··· Available data ···

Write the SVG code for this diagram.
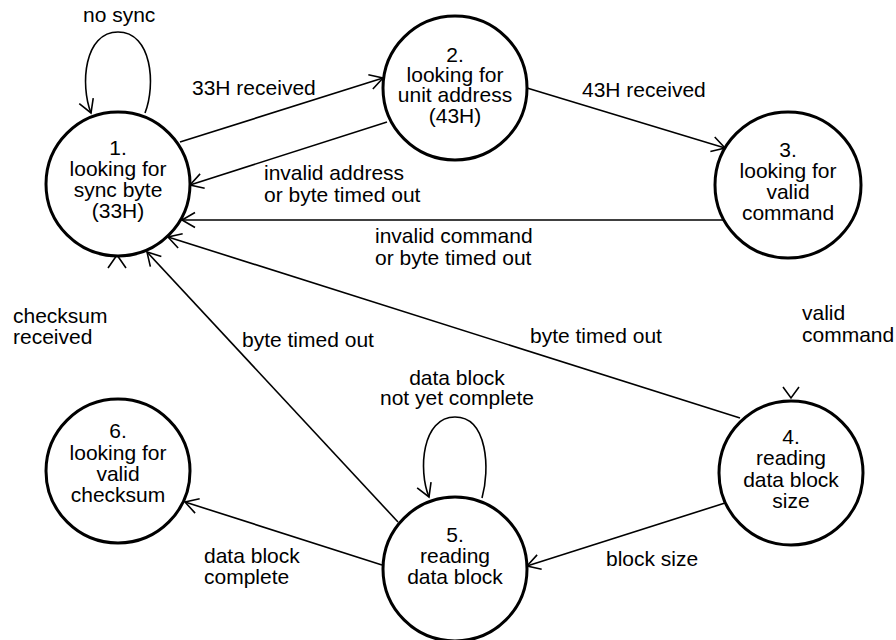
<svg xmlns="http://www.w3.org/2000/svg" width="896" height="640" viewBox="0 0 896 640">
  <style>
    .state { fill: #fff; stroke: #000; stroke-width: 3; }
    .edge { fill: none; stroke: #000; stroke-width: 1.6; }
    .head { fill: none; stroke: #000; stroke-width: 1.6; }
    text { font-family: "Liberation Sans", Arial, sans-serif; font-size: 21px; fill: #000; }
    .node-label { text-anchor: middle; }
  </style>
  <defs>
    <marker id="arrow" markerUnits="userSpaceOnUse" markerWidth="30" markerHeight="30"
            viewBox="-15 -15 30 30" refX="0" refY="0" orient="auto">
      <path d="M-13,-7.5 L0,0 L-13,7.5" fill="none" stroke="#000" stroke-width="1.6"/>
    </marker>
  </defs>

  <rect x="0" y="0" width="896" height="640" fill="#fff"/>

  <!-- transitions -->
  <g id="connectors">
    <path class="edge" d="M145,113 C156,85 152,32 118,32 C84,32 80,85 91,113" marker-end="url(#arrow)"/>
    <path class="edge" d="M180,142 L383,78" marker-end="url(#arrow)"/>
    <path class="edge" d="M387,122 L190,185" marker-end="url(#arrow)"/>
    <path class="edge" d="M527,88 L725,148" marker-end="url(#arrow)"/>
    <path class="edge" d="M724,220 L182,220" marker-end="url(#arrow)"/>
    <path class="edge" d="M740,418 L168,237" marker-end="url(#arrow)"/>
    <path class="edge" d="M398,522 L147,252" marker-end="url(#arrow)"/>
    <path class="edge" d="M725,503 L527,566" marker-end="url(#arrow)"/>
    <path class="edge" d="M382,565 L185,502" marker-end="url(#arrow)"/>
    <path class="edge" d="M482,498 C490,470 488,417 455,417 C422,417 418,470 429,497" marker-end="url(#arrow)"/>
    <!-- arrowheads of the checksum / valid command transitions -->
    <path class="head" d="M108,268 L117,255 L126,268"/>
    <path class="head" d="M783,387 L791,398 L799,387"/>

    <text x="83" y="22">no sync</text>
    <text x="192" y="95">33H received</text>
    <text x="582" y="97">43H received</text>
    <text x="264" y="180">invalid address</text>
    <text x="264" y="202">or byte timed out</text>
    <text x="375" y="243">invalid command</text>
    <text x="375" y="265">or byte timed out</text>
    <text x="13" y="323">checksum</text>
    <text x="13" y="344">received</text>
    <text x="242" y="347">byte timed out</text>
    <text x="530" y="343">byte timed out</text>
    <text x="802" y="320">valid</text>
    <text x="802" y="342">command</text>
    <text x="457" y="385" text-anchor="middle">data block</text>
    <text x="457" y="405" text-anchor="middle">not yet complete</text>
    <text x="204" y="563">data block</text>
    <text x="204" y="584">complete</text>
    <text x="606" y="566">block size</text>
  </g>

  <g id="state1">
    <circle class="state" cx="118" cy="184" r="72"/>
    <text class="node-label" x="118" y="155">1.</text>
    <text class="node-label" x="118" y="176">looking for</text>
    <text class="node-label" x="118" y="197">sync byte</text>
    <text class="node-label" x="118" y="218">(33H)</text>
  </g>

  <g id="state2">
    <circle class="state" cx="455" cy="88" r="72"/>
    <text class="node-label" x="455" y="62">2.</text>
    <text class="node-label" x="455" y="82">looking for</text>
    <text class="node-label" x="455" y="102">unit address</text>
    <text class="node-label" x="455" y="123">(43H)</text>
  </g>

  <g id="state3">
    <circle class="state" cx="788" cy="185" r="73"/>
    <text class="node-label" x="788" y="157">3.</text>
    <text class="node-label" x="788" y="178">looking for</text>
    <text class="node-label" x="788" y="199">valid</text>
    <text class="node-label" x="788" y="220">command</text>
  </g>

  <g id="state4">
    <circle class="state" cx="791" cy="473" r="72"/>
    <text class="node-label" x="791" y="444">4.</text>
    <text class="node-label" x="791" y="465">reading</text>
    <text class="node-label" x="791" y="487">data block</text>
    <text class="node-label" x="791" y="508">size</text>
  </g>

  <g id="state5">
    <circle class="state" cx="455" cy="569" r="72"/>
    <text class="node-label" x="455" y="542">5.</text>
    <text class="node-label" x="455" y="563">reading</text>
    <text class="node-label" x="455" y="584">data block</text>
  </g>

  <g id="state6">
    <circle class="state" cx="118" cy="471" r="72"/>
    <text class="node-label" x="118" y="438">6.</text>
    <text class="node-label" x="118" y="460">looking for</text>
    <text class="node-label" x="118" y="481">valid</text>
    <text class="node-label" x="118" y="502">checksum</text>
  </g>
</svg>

···

**Task to carry out**. Repeat the listing verbatim. Skip the pictures.

**Response for this exercise**.
Write the SVG code for this diagram.
<svg xmlns="http://www.w3.org/2000/svg" width="896" height="640" viewBox="0 0 896 640">
  <style>
    .state { fill: #fff; stroke: #000; stroke-width: 3; }
    .edge { fill: none; stroke: #000; stroke-width: 1.6; }
    .head { fill: none; stroke: #000; stroke-width: 1.6; }
    text { font-family: "Liberation Sans", Arial, sans-serif; font-size: 21px; fill: #000; }
    .node-label { text-anchor: middle; }
  </style>
  <defs>
    <marker id="arrow" markerUnits="userSpaceOnUse" markerWidth="30" markerHeight="30"
            viewBox="-15 -15 30 30" refX="0" refY="0" orient="auto">
      <path d="M-13,-7.5 L0,0 L-13,7.5" fill="none" stroke="#000" stroke-width="1.6"/>
    </marker>
  </defs>

  <rect x="0" y="0" width="896" height="640" fill="#fff"/>

  <!-- transitions -->
  <g id="connectors">
    <path class="edge" d="M145,113 C156,85 152,32 118,32 C84,32 80,85 91,113" marker-end="url(#arrow)"/>
    <path class="edge" d="M180,142 L383,78" marker-end="url(#arrow)"/>
    <path class="edge" d="M387,122 L190,185" marker-end="url(#arrow)"/>
    <path class="edge" d="M527,88 L725,148" marker-end="url(#arrow)"/>
    <path class="edge" d="M724,220 L182,220" marker-end="url(#arrow)"/>
    <path class="edge" d="M740,418 L168,237" marker-end="url(#arrow)"/>
    <path class="edge" d="M398,522 L147,252" marker-end="url(#arrow)"/>
    <path class="edge" d="M725,503 L527,566" marker-end="url(#arrow)"/>
    <path class="edge" d="M382,565 L185,502" marker-end="url(#arrow)"/>
    <path class="edge" d="M482,498 C490,470 488,417 455,417 C422,417 418,470 429,497" marker-end="url(#arrow)"/>
    <!-- arrowheads of the checksum / valid command transitions -->
    <path class="head" d="M108,268 L117,255 L126,268"/>
    <path class="head" d="M783,387 L791,398 L799,387"/>

    <text x="83" y="22">no sync</text>
    <text x="192" y="95">33H received</text>
    <text x="582" y="97">43H received</text>
    <text x="264" y="180">invalid address</text>
    <text x="264" y="202">or byte timed out</text>
    <text x="375" y="243">invalid command</text>
    <text x="375" y="265">or byte timed out</text>
    <text x="13" y="323">checksum</text>
    <text x="13" y="344">received</text>
    <text x="242" y="347">byte timed out</text>
    <text x="530" y="343">byte timed out</text>
    <text x="802" y="320">valid</text>
    <text x="802" y="342">command</text>
    <text x="457" y="385" text-anchor="middle">data block</text>
    <text x="457" y="405" text-anchor="middle">not yet complete</text>
    <text x="204" y="563">data block</text>
    <text x="204" y="584">complete</text>
    <text x="606" y="566">block size</text>
  </g>

  <g id="state1">
    <circle class="state" cx="118" cy="184" r="72"/>
    <text class="node-label" x="118" y="155">1.</text>
    <text class="node-label" x="118" y="176">looking for</text>
    <text class="node-label" x="118" y="197">sync byte</text>
    <text class="node-label" x="118" y="218">(33H)</text>
  </g>

  <g id="state2">
    <circle class="state" cx="455" cy="88" r="72"/>
    <text class="node-label" x="455" y="62">2.</text>
    <text class="node-label" x="455" y="82">looking for</text>
    <text class="node-label" x="455" y="102">unit address</text>
    <text class="node-label" x="455" y="123">(43H)</text>
  </g>

  <g id="state3">
    <circle class="state" cx="788" cy="185" r="73"/>
    <text class="node-label" x="788" y="157">3.</text>
    <text class="node-label" x="788" y="178">looking for</text>
    <text class="node-label" x="788" y="199">valid</text>
    <text class="node-label" x="788" y="220">command</text>
  </g>

  <g id="state4">
    <circle class="state" cx="791" cy="473" r="72"/>
    <text class="node-label" x="791" y="444">4.</text>
    <text class="node-label" x="791" y="465">reading</text>
    <text class="node-label" x="791" y="487">data block</text>
    <text class="node-label" x="791" y="508">size</text>
  </g>

  <g id="state5">
    <circle class="state" cx="455" cy="569" r="72"/>
    <text class="node-label" x="455" y="542">5.</text>
    <text class="node-label" x="455" y="563">reading</text>
    <text class="node-label" x="455" y="584">data block</text>
  </g>

  <g id="state6">
    <circle class="state" cx="118" cy="471" r="72"/>
    <text class="node-label" x="118" y="438">6.</text>
    <text class="node-label" x="118" y="460">looking for</text>
    <text class="node-label" x="118" y="481">valid</text>
    <text class="node-label" x="118" y="502">checksum</text>
  </g>
</svg>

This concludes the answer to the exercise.